MATERIAL PROVIDED:
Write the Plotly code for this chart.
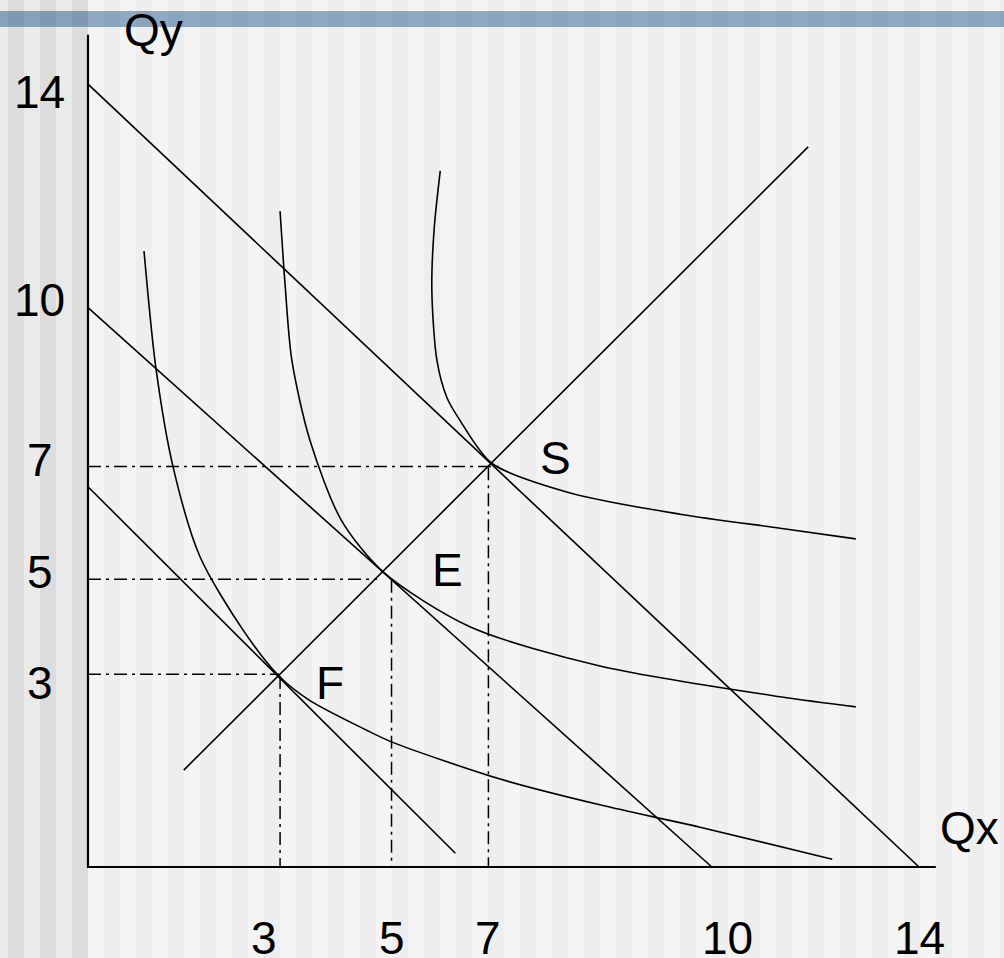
import plotly.graph_objects as go

# Budget lines (low, middle, high): start on the Qy axis, end near/at the Qx axis
budget_y0 = [6.79, 9.99, 13.98]
budget_x1 = [6.56, 11.14, 14.84]
budget_y1 = [0.245, 0.0, 0.0]

# Expansion path (45 degree ray)
ray_x = [1.71, 12.86]
ray_y = [1.73, 12.86]

# Indifference curves (through F, E, S)
ic1_x = [1.00, 1.21, 1.52, 2.00, 2.77, 3.41, 3.95, 4.96, 5.43, 7.36, 9.14, 10.93, 13.29]
ic1_y = [11.00, 8.93, 7.14, 5.54, 4.23, 3.41, 2.98, 2.45, 2.23, 1.57, 1.11, 0.71, 0.14]
ic2_x = [3.43, 3.52, 3.64, 3.96, 4.52, 5.27, 6.82, 9.14, 12.36, 13.71]
ic2_y = [11.71, 10.39, 9.05, 7.63, 6.20, 5.27, 4.29, 3.59, 3.04, 2.86]
ic3_x = [6.29, 6.18, 6.14, 6.23, 6.41, 6.64, 7.21, 8.61, 10.57, 12.36, 13.71]
ic3_y = [12.43, 11.38, 10.30, 9.05, 8.38, 7.98, 7.21, 6.68, 6.30, 6.05, 5.86]

# Equilibrium points and their dashed guide lines
eq_labels = ["F", "E", "S"]
guide_h_y = [3.44, 5.14, 7.15]
guide_h_end = [3.41, 5.16, 7.41]
guide_v_x = [3.43, 5.42, 7.15]
guide_v_top = [3.41, 5.13, 7.14]

# Axis extents and tick labels
axis_x_end = 15.14
axis_y_end = 14.86
xtick_text = ["3", "5", "7", "10", "14"]
ytick_text = ["14", "10", "7", "5", "3"]

W, H = 1004, 958
X0, Y0, K = 88, 867, 56  # pixel origin and pixels per unit


def px(v):
    return (v - X0) / K


def py(v):
    return (Y0 - v) / K


FONT = dict(family="Liberation Sans, Arial, sans-serif", size=46, color="black")
SOLID = dict(color="black", width=1.6)
DASH = dict(color="black", width=1.5, dash="13px,5px,3px,5px")

fig = go.Figure()

# axes drawn as lines
fig.add_trace(go.Scatter(x=[0, 0, axis_x_end], y=[axis_y_end, 0, 0], mode="lines",
                         line=dict(color="black", width=2.2)))

# dashed guides
for i in range(3):
    fig.add_trace(go.Scatter(x=[0, guide_h_end[i]], y=[guide_h_y[i], guide_h_y[i]],
                             mode="lines", line=DASH))
    fig.add_trace(go.Scatter(x=[guide_v_x[i], guide_v_x[i]], y=[guide_v_top[i], 0],
                             mode="lines", line=DASH))

# budget lines
for i in range(3):
    fig.add_trace(go.Scatter(x=[0, budget_x1[i]], y=[budget_y0[i], budget_y1[i]],
                             mode="lines", line=SOLID))

# ray
fig.add_trace(go.Scatter(x=ray_x, y=ray_y, mode="lines", line=SOLID))

# indifference curves
for cx, cy in [(ic1_x, ic1_y), (ic2_x, ic2_y), (ic3_x, ic3_y)]:
    fig.add_trace(go.Scatter(x=cx, y=cy, mode="lines", line=dict(SOLID, shape="spline", smoothing=0.8)))

fig.update_traces(hoverinfo="skip", showlegend=False)

# text labels
xtick_pos = [px(264), px(392), px(488), px(727), px(919)]
ytick_pos = [py(91.7), py(300), py(460), py(572), py(683)]
for t, x in zip(xtick_text, xtick_pos):
    # compact box so the label sits near the bottom edge like the slide
    fig.add_annotation(x=x, y=py(938), text=t, height=40, valign="middle")
for t, y in zip(ytick_text, ytick_pos):
    fig.add_annotation(x=px(39.5), y=y, text=t)
eq_pos = [(px(330), py(683)), (px(447), py(570)), (px(555), py(458))]
for t, (x, y) in zip(eq_labels, eq_pos):
    fig.add_annotation(x=x, y=y, text=t)
fig.add_annotation(x=px(153.5), y=py(30), text="Qy")
fig.add_annotation(x=px(969), y=py(828), text="Qx")
fig.update_annotations(showarrow=False, font=FONT, xanchor="center", yanchor="middle")

# striped slide background with the blue band on top
TINT = (0.586, 0.689, 0.80)
shapes = []


def stripe(x0, x1, base):
    shapes.append(dict(type="rect", xref="paper", yref="paper", x0=x0 / W, x1=x1 / W,
                       y0=0, y1=1, fillcolor="rgb(%d,%d,%d)" % (base, base, base),
                       line_width=0, layer="below"))
    c = tuple(round(base * t) for t in TINT)
    shapes.append(dict(type="rect", xref="paper", yref="paper", x0=x0 / W, x1=x1 / W,
                       y0=(H - 27) / H, y1=(H - 11) / H, fillcolor="rgb(%d,%d,%d)" % c,
                       line_width=0, layer="below"))


s = -8
while s < 88:
    stripe(max(s, 0), min(s + 16, 88), 234)
    stripe(min(s + 16, 88), min(s + 32, 88), 220)
    s += 32
s = 88
while s < W:
    stripe(s, min(s + 16, W), 244)
    stripe(min(s + 16, W), min(s + 32, W), 238)
    s += 32

fig.update_layout(
    width=W, height=H,
    margin=dict(l=0, r=0, t=0, b=0),
    paper_bgcolor="#F4F4F4", plot_bgcolor="#F4F4F4",
    shapes=shapes,
    xaxis=dict(range=[px(0), px(W)], visible=False, fixedrange=True),
    yaxis=dict(range=[py(H), py(0)], visible=False, fixedrange=True),
)

fig.write_html("out.html", config={"displayModeBar": False},
               post_script="document.body.style.margin='0';")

GIVEN TASK:
Leave the pictures out and output the rest of the listing exactly.

RESPONSE:
Write the Plotly code for this chart.
import plotly.graph_objects as go

# Budget lines (low, middle, high): start on the Qy axis, end near/at the Qx axis
budget_y0 = [6.79, 9.99, 13.98]
budget_x1 = [6.56, 11.14, 14.84]
budget_y1 = [0.245, 0.0, 0.0]

# Expansion path (45 degree ray)
ray_x = [1.71, 12.86]
ray_y = [1.73, 12.86]

# Indifference curves (through F, E, S)
ic1_x = [1.00, 1.21, 1.52, 2.00, 2.77, 3.41, 3.95, 4.96, 5.43, 7.36, 9.14, 10.93, 13.29]
ic1_y = [11.00, 8.93, 7.14, 5.54, 4.23, 3.41, 2.98, 2.45, 2.23, 1.57, 1.11, 0.71, 0.14]
ic2_x = [3.43, 3.52, 3.64, 3.96, 4.52, 5.27, 6.82, 9.14, 12.36, 13.71]
ic2_y = [11.71, 10.39, 9.05, 7.63, 6.20, 5.27, 4.29, 3.59, 3.04, 2.86]
ic3_x = [6.29, 6.18, 6.14, 6.23, 6.41, 6.64, 7.21, 8.61, 10.57, 12.36, 13.71]
ic3_y = [12.43, 11.38, 10.30, 9.05, 8.38, 7.98, 7.21, 6.68, 6.30, 6.05, 5.86]

# Equilibrium points and their dashed guide lines
eq_labels = ["F", "E", "S"]
guide_h_y = [3.44, 5.14, 7.15]
guide_h_end = [3.41, 5.16, 7.41]
guide_v_x = [3.43, 5.42, 7.15]
guide_v_top = [3.41, 5.13, 7.14]

# Axis extents and tick labels
axis_x_end = 15.14
axis_y_end = 14.86
xtick_text = ["3", "5", "7", "10", "14"]
ytick_text = ["14", "10", "7", "5", "3"]

W, H = 1004, 958
X0, Y0, K = 88, 867, 56  # pixel origin and pixels per unit


def px(v):
    return (v - X0) / K


def py(v):
    return (Y0 - v) / K


FONT = dict(family="Liberation Sans, Arial, sans-serif", size=46, color="black")
SOLID = dict(color="black", width=1.6)
DASH = dict(color="black", width=1.5, dash="13px,5px,3px,5px")

fig = go.Figure()

# axes drawn as lines
fig.add_trace(go.Scatter(x=[0, 0, axis_x_end], y=[axis_y_end, 0, 0], mode="lines",
                         line=dict(color="black", width=2.2)))

# dashed guides
for i in range(3):
    fig.add_trace(go.Scatter(x=[0, guide_h_end[i]], y=[guide_h_y[i], guide_h_y[i]],
                             mode="lines", line=DASH))
    fig.add_trace(go.Scatter(x=[guide_v_x[i], guide_v_x[i]], y=[guide_v_top[i], 0],
                             mode="lines", line=DASH))

# budget lines
for i in range(3):
    fig.add_trace(go.Scatter(x=[0, budget_x1[i]], y=[budget_y0[i], budget_y1[i]],
                             mode="lines", line=SOLID))

# ray
fig.add_trace(go.Scatter(x=ray_x, y=ray_y, mode="lines", line=SOLID))

# indifference curves
for cx, cy in [(ic1_x, ic1_y), (ic2_x, ic2_y), (ic3_x, ic3_y)]:
    fig.add_trace(go.Scatter(x=cx, y=cy, mode="lines", line=dict(SOLID, shape="spline", smoothing=0.8)))

fig.update_traces(hoverinfo="skip", showlegend=False)

# text labels
xtick_pos = [px(264), px(392), px(488), px(727), px(919)]
ytick_pos = [py(91.7), py(300), py(460), py(572), py(683)]
for t, x in zip(xtick_text, xtick_pos):
    # compact box so the label sits near the bottom edge like the slide
    fig.add_annotation(x=x, y=py(938), text=t, height=40, valign="middle")
for t, y in zip(ytick_text, ytick_pos):
    fig.add_annotation(x=px(39.5), y=y, text=t)
eq_pos = [(px(330), py(683)), (px(447), py(570)), (px(555), py(458))]
for t, (x, y) in zip(eq_labels, eq_pos):
    fig.add_annotation(x=x, y=y, text=t)
fig.add_annotation(x=px(153.5), y=py(30), text="Qy")
fig.add_annotation(x=px(969), y=py(828), text="Qx")
fig.update_annotations(showarrow=False, font=FONT, xanchor="center", yanchor="middle")

# striped slide background with the blue band on top
TINT = (0.586, 0.689, 0.80)
shapes = []


def stripe(x0, x1, base):
    shapes.append(dict(type="rect", xref="paper", yref="paper", x0=x0 / W, x1=x1 / W,
                       y0=0, y1=1, fillcolor="rgb(%d,%d,%d)" % (base, base, base),
                       line_width=0, layer="below"))
    c = tuple(round(base * t) for t in TINT)
    shapes.append(dict(type="rect", xref="paper", yref="paper", x0=x0 / W, x1=x1 / W,
                       y0=(H - 27) / H, y1=(H - 11) / H, fillcolor="rgb(%d,%d,%d)" % c,
                       line_width=0, layer="below"))


s = -8
while s < 88:
    stripe(max(s, 0), min(s + 16, 88), 234)
    stripe(min(s + 16, 88), min(s + 32, 88), 220)
    s += 32
s = 88
while s < W:
    stripe(s, min(s + 16, W), 244)
    stripe(min(s + 16, W), min(s + 32, W), 238)
    s += 32

fig.update_layout(
    width=W, height=H,
    margin=dict(l=0, r=0, t=0, b=0),
    paper_bgcolor="#F4F4F4", plot_bgcolor="#F4F4F4",
    shapes=shapes,
    xaxis=dict(range=[px(0), px(W)], visible=False, fixedrange=True),
    yaxis=dict(range=[py(H), py(0)], visible=False, fixedrange=True),
)

fig.write_html("out.html", config={"displayModeBar": False},
               post_script="document.body.style.margin='0';")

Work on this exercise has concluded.